Und so gehe es auf absehbare Zeit weiter: „Bis auf einige Streamings oder Gemeindeversammlungen in der Schweiz ist alles abgesagt.“ Planungssicherheit sei aktuell in der gesamten Veranstaltungsbranche Fehlanzeige. Viele Kollegen hätten sich inzwischen andere Betätigungsfelder gesucht: „Auch die Künstler sind inzwischen ziemlich am Verzweifeln.“ Und dann gebe es noch die Vielzahl an anderen Geschäftszweigen, die an der Eventbranche angedockt sei – egal ob Securitydienste, Getränkehändler oder Caterer. „Es ist wirklich schlimm, welchen langen Rattenschwanz die aktuelle Situation nach sich zieht.“
Von Impf-Fortschritten hängt eine Menge ab
Doch wie beurteilen die Experten die Perspektiven? Wann geht es weiter mit dem Kultur- und Veranstaltungsbetrieb?
„Ich denke, dass der Neustart von den Fortschritten bei den Impfungen abhängen wird“, konstatiert Jochen Frank Schmidt. Um so ärgerlicher sei es, dass es hier aktuell noch immense Defizite in Deutschland gebe. „Es ist kaum nachzuvollziehen, warum das nicht alles deutlich schneller geht“, kritisiert Schmidt den bisherigen Verlauf der Impfungen. Und gerade vor dem Hintergrund, dass das Hygienekonzept des Gloria-Theaters trotz mehrfacher Nachbesserungen in Abstimmung mit den Behörden, letztlich als ungenügend verworfen worden sei, müssten die Voraussetzungen für eine möglichst baldige Rückkehr zur Normalität nun eben auf andere Weise geschaffen werden.
Zumindest hat das Gloria-Theater nun bereits sämtliche Termine für diesen Monat auf April verschoben. Für Februar sieht der Spielplan bereits Nachholtermine für Musicalaufführungen aus dem November vor. Ob diese stattfinden können? Das hängt von den weiteren Lockdown-Beschlüssen ab – und davon, ob das ständig nachgebesserte Hygiene-Konzept von den Behörden akzeptiert wird.

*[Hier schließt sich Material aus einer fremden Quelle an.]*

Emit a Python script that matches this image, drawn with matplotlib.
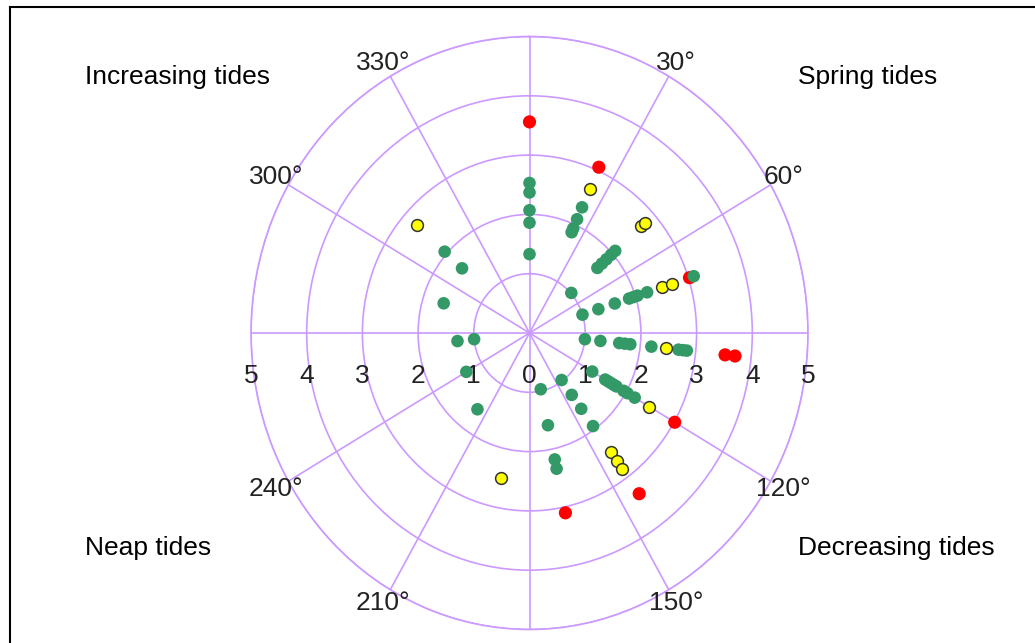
import matplotlib
matplotlib.use('Agg')
import matplotlib.pyplot as plt
import numpy as np
from matplotlib.transforms import ScaledTranslation
from matplotlib.lines import Line2D

plt.rcParams['font.family'] = ['Liberation Sans', 'DejaVu Sans']

# ---- data (angle in degrees, radius) ----
green_theta = [0, 0, 0, 0, 0,
               24, 24, 24, 24,
               48, 48, 48, 48, 48, 48,
               72, 72, 72, 72, 72, 72, 72, 72,
               96, 96, 96, 96, 96, 96, 96, 96, 96,
               120, 120, 120, 120, 120, 120, 120, 120, 120,
               144, 144, 144, 144,
               168, 168, 168, 168,
               216, 240, 264, 264, 288, 312, 312]
green_r = [1.33, 1.86, 2.07, 2.37, 2.53,
           1.86, 1.93, 2.10, 2.32,
           1.01, 1.64, 1.75, 1.86, 1.97, 2.07,
           1.00, 1.30, 1.61, 1.88, 1.96, 2.04, 2.22, 3.10,
           1.00, 1.28, 1.62, 1.72, 1.82, 2.20, 2.69, 2.77, 2.84,
           1.30, 1.57, 1.63, 1.69, 1.75, 1.80, 1.95, 2.03, 2.18,
           0.98, 1.29, 1.58, 1.94,
           0.97, 1.59, 2.18, 2.34,
           1.59, 1.31, 1.00, 1.30, 1.62, 1.63, 2.05]

yellow_theta = [24, 48, 48, 72, 72, 96, 120, 144, 144, 144, 192, 312]
yellow_r = [2.65, 2.69, 2.78, 2.50, 2.69, 2.46, 2.48, 2.48, 2.67, 2.83, 2.50, 2.71]

red_theta = [0, 24, 72, 96, 96, 120, 144, 168]
red_r = [3.56, 3.06, 3.02, 3.53, 3.71, 3.01, 3.35, 3.10]

angle_labels = [30, 60, 120, 150, 210, 240, 300, 330]
radial_ticks = [1, 2, 3, 4, 5]
quadrant_labels = ["Increasing tides", "Spring tides", "Neap tides", "Decreasing tides"]

GRID = '#CC99FF'
FS = 19

fig = plt.figure(figsize=(10.35, 6.43), dpi=100)
ax = fig.add_axes([251 / 1035, 13.5 / 643, 557 / 1035, 593 / 643], projection='polar')
ax.set_aspect('auto')
ax.set_theta_zero_location('N')
ax.set_theta_direction(-1)
ax.set_ylim(0, 5)
ax.set_rgrids(radial_ticks, labels=[''] * len(radial_ticks))
ax.set_thetagrids(range(0, 360, 30), labels=[''] * 12)
ax.grid(True, color=GRID, linewidth=1.2)
ax.spines['polar'].set_color(GRID)
ax.spines['polar'].set_linewidth(1.2)
ax.tick_params(length=0)

ax.scatter(np.deg2rad(red_theta), red_r, s=90, color='#FF0000', edgecolors='none', zorder=3)
ax.scatter(np.deg2rad(green_theta), green_r, s=82, color='#339966', edgecolors='none', zorder=4)
ax.scatter(np.deg2rad(yellow_theta), yellow_r, s=72, color='#FFFF00', edgecolors='#333333',
           linewidths=1.1, zorder=5)

# angle labels
for a in angle_labels:
    ax.text(np.deg2rad(a), 5.26, f'{a}°', ha='center', va='center', fontsize=FS,
            color='#222222', clip_on=False)

# radial labels along horizontal axis
off = ax.transData + ScaledTranslation(0, -0.43, fig.dpi_scale_trans)
ax.text(0, 0, '0', transform=off, ha='center', va='center', fontsize=FS, color='#222222')
for r in radial_ticks:
    for th in (90, 270):
        ax.text(np.deg2rad(th), r, str(r), transform=off, ha='center', va='center',
                fontsize=FS, color='#222222', clip_on=False)

# quadrant labels
pos = [(85, 77), (798, 77), (85, 548), (798, 548)]
for (px, py), t in zip(pos, quadrant_labels):
    fig.text(px / 1035, 1 - py / 643, t, ha='left', va='center', fontsize=FS, color='black')

# frame
fig.add_artist(Line2D([10 / 1035, 10 / 1035], [0, 1 - 7 / 643], transform=fig.transFigure,
                      color='black', linewidth=1.5))
fig.add_artist(Line2D([10 / 1035, 1], [1 - 7 / 643, 1 - 7 / 643], transform=fig.transFigure,
                      color='black', linewidth=1.5))

fig.savefig('out.png', dpi=100)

Ein weiteres Jahr ohne Großveranstaltungen?
Derweil hat Veranstaltungs-Experte Vano Soleymani das Jahr 2021 bereits abgeschrieben: „Ich kann mir nicht vorstellen, dass vor kommendem Jahr eine größere Veranstaltung stattfinden wird.“ Denn niemand könne seriös vorhersagen, ob das Infektionsgeschehen bis Sommer soweit unter Kontrolle sei, dass Events wieder zuverlässig stattfinden können. Und falls es doch eine behördliche Freigabe gebe, sei absehbar, dass die Auflagen so hoch seien, dass Veranstaltungen nicht lukrativ seien.
Große Konzerte oder andere Veranstaltungen benötigten wiederum mindestens drei bis vier Monate Vorlaufzeit. Soleymani ist sich daher sicher: „So lange ein Veranstalter nicht sicher sein kann, dass sich der Aufwand auch auszahlt, wird er keine großen Events vorbereiten.“
Und ob die Zuschauer überhaupt wieder in der Zahl zu Veranstaltungen strömen wie vor der Pandemie – das sei eine Frage, die man frühestens dann beantworten kann, wenn tatsächlich wieder jemand das Risiko eingeht, etwas derartiges zu organisieren.